I live in a small (under 400 sq. ft.) studio apartment, and I can play CDs after midnight with no complaints from my neighbors. A good pair of speakers doesn't have to be played at deafening levels to sound good. If yours do, then you need new speakers. And you need earplugs, or you're going to be suffering from tinnitus and hearing loss quite soon.
Anymore corksniffers want to gang up against me?
If you want to attract new readers, and new audiophiles, then you need to cover quality equipment at all price levels.
Anyone remember Bob Reina (RIP) and Stephen Mejias?

dalethorn's picture

Would realistic sound levels, i.e. "audiophile" sound levels, be considered deafening sound levels?

DougM's picture

According to accepted standards, the human ear can only tolerate 91db for two hours, 94db for one hour, 97db for 1/2 hour, and 100db for fifteen minutes before permanent damage ensues.
All these kids with their earbuds blasting are going to be sorry in the coming years.
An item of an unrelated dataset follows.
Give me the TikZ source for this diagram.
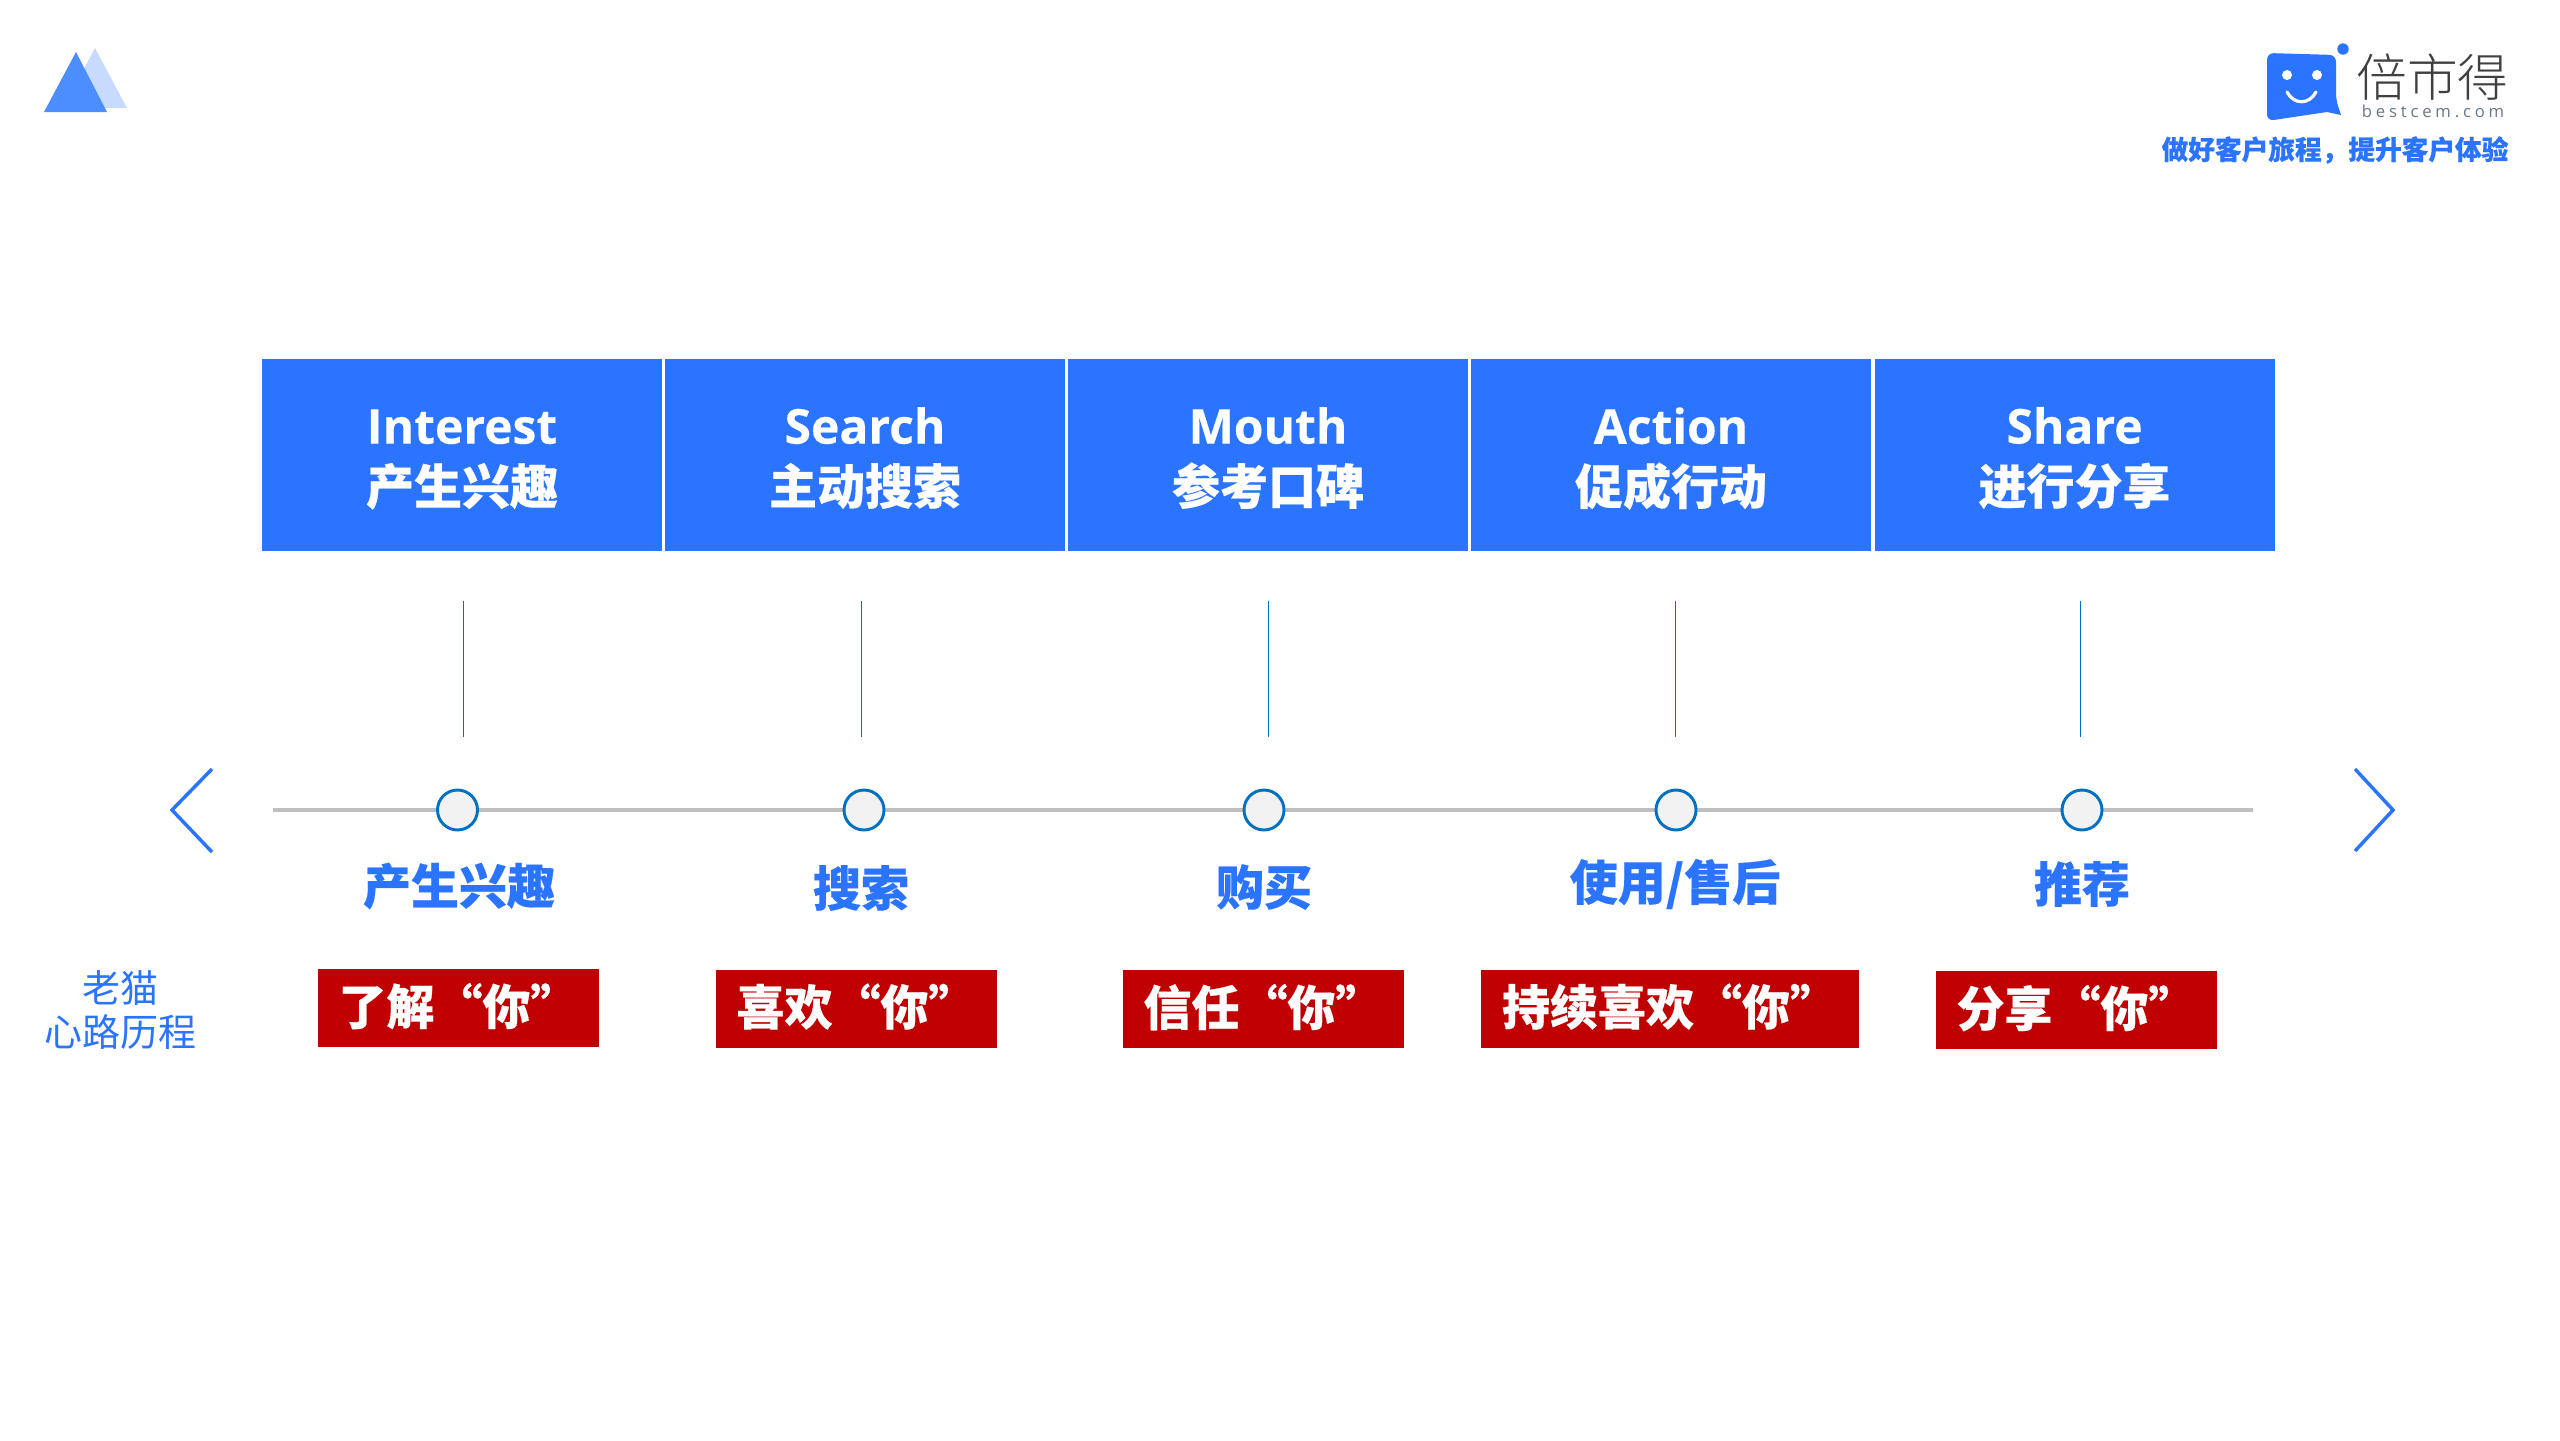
\documentclass[tikz,border=0pt]{standalone}
\usepackage{fontspec}
\setmainfont{Noto Sans CJK SC}[BoldFeatures={FakeBold=0.35}]
\newfontfamily\latinfont{Open Sans}[BoldFeatures={FakeBold=0.25}]
\newfontfamily\urlfont[LetterSpace=23]{Open Sans}
\newfontfamily\brandfont{Noto Sans CJK SC Light}
\definecolor{mainblue}{RGB}{43,116,255}
\definecolor{midblue}{RGB}{77,142,255}
\definecolor{paleblue}{RGB}{199,218,255}
\definecolor{tagred}{RGB}{192,0,0}
\definecolor{railgray}{RGB}{191,191,191}
\definecolor{ringblue}{RGB}{0,112,192}
\definecolor{slategray}{RGB}{107,119,133}
\tikzset{every picture/.style={line width=0.75pt}}
\tikzset{
	stagebox/.style={fill=mainblue,inner sep=0pt,minimum width=300pt,minimum height=144pt},
	stagetext/.style={text=white,inner sep=0pt,align=center,font=\fontsize{36}{45.5}\selectfont\bfseries},
	phasetext/.style={text=mainblue,inner sep=0pt,font=\fontsize{36}{42}\selectfont\bfseries},
	feeltag/.style={fill=tagred,text=white,inner sep=0pt,minimum width=210.75pt,minimum height=58.5pt,text height=32pt,text depth=7.2pt,font=\fontsize{36}{42}\selectfont\bfseries},
	stopmark/.style={circle,draw=ringblue,fill=black!5,line width=2.2pt,inner sep=0pt,minimum size=30pt},
	railline/.style={color=railgray,line width=3pt},
	tickline/.style={color=ringblue,line width=0.6pt},
	chevron/.style={color=mainblue,line width=2.6pt}
}

\begin{document}
\begin{tikzpicture}[x=0.75pt,y=0.75pt,yscale=-1,xscale=1]
	\useasboundingbox (0,0) rectangle (2560,1440);

	%Shape: Triangle
	\fill [paleblue] (63,108) -- (95,48) -- (127,108) -- cycle ;
	%Shape: Triangle
	\fill [midblue] (44,112) -- (76,52) -- (107,112) -- cycle ;

	%Shape: Speech Bubble
	\fill [mainblue,rounded corners=5pt] (2267,53) -- (2336,55) -- (2336,100) [sharp corners] -- (2341,115) -- (2327,112) [rounded corners=5pt] -- (2267,121) -- cycle ;
	\fill [mainblue] (2343,49) circle [radius=5.7] ;
	\fill [white] (2287,75) circle [radius=5] ;
	\fill [white] (2317,75) circle [radius=5] ;
	\draw [white,line width=2.4pt,line cap=round] (2287,92) .. controls (2294,105) and (2309,105) .. (2316,92) ;

	% Text Node
	\node (brand) at (2432.5,77) [inner sep=0pt,text=black!75,font=\fontsize{38}{40}\brandfont] {倍市得};
	% Text Node
	\node (brandurl) at (2433,111) [inner sep=0pt,text=slategray,font=\fontsize{12.5}{14}\urlfont] {bestcem.com};
	% Text Node
	\node (slogan) at (2335,150) [inner sep=0pt,text=mainblue,font=\fontsize{20}{24}\selectfont\bfseries] {做好客户旅程，提升客户体验};

	%Shape: Rectangle
	\node (stageA) at (462,455) [stagebox] {};
	% Text Node
	\node (stageAtext) at (462,459.5) [stagetext] {{\latinfont Interest}\\产生兴趣};
	%Shape: Rectangle
	\node (stageB) at (865,455) [stagebox] {};
	% Text Node
	\node (stageBtext) at (865,458) [stagetext] {{\latinfont Search}\\主动搜索};
	%Shape: Rectangle
	\node (stageC) at (1268,455) [stagebox] {};
	% Text Node
	\node (stageCtext) at (1268,458) [stagetext] {{\latinfont Mouth}\\参考口碑};
	%Shape: Rectangle
	\node (stageD) at (1671,455) [stagebox] {};
	% Text Node
	\node (stageDtext) at (1671,458.5) [stagetext] {{\latinfont Action}\\促成行动};
	%Shape: Rectangle
	\node (stageE) at (2074.5,455) [stagebox] {};
	% Text Node
	\node (stageEtext) at (2074.5,458) [stagetext] {{\latinfont Share}\\进行分享};

	%Straight Lines
	\coordinate (tickAtop) at (463,601) ;
	\coordinate (tickAend) at (463,737) ;
	\draw [tickline] (tickAtop) -- (tickAend) ;
	%Straight Lines
	\coordinate (tickBtop) at (861,601) ;
	\coordinate (tickBend) at (861,737) ;
	\draw [tickline] (tickBtop) -- (tickBend) ;
	%Straight Lines
	\coordinate (tickCtop) at (1268,601) ;
	\coordinate (tickCend) at (1268,737) ;
	\draw [tickline] (tickCtop) -- (tickCend) ;
	%Straight Lines
	\coordinate (tickDtop) at (1675,601) ;
	\coordinate (tickDend) at (1675,737) ;
	\draw [tickline] (tickDtop) -- (tickDend) ;
	%Straight Lines
	\coordinate (tickEtop) at (2080,601) ;
	\coordinate (tickEend) at (2080,737) ;
	\draw [tickline] (tickEtop) -- (tickEend) ;

	%Straight Lines
	\coordinate (railstart) at (273,810) ;
	\coordinate (railend) at (2253,810) ;
	\draw [railline] (railstart) -- (railend) ;

	%Shape: Circle
	\node (stopA) at (457.5,810) [stopmark] {};
	%Shape: Circle
	\node (stopB) at (864,810) [stopmark] {};
	%Shape: Circle
	\node (stopC) at (1264,810) [stopmark] {};
	%Shape: Circle
	\node (stopD) at (1676,810) [stopmark] {};
	%Shape: Circle
	\node (stopE) at (2082,810) [stopmark] {};

	%Straight Lines
	\draw [chevron] (212,769) -- (172,810) -- (212,852) ;
	%Straight Lines
	\draw [chevron] (2355,769) -- (2393,810) -- (2355,851) ;

	% Text Node
	\node (phaseA) at (459,886) [phasetext] {产生兴趣};
	% Text Node
	\node (phaseB) at (861,888) [phasetext] {搜索};
	% Text Node
	\node (phaseC) at (1264,887) [phasetext] {购买};
	% Text Node
	\node (phaseD) at (1675,884) [phasetext] {使用/售后};
	% Text Node
	\node (phaseE) at (2082,884) [phasetext] {推荐};

	% Text Node
	\node (journey) at (120,1010) [inner sep=0pt,text=mainblue,align=center,font=\fontsize{28.5}{33}\selectfont] {老猫\\心路历程};

	% Text Node
	\node (feelA) at (458.5,1008) [feeltag] {了解“你”};
	% Text Node
	\node (feelB) at (856.5,1008.5) [feeltag] {喜欢“你”};
	% Text Node
	\node (feelC) at (1263.5,1009) [feeltag] {信任“你”};
	% Text Node
	\node (feelD) at (1670,1008.5) [feeltag,minimum width=283.5pt] {持续喜欢“你”};
	% Text Node
	\node (feelE) at (2076.5,1010) [feeltag] {分享“你”};

\end{tikzpicture}
\end{document}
According to experts, this is something even symphony players have to worry about.

dalethorn's picture

Would you be able to play your speakers at audiophile/realistic volume levels late at night, where those volume levels would compare to a symphonic attendee sitting in the first few rows? If not, how much lower would you have to play them?

Mihalis's picture

The LCDi4 sound excellent, in some ways I prefer them to the LCD4. However QC is zero: my pair arrived with all sorts of blemishes and imperfections on both sides of the titanium shells that simply should not have been accepted. Add the many differences in measurements of LCD4s as per Innerfidelity and one has to wonder is there is any QC over there. M.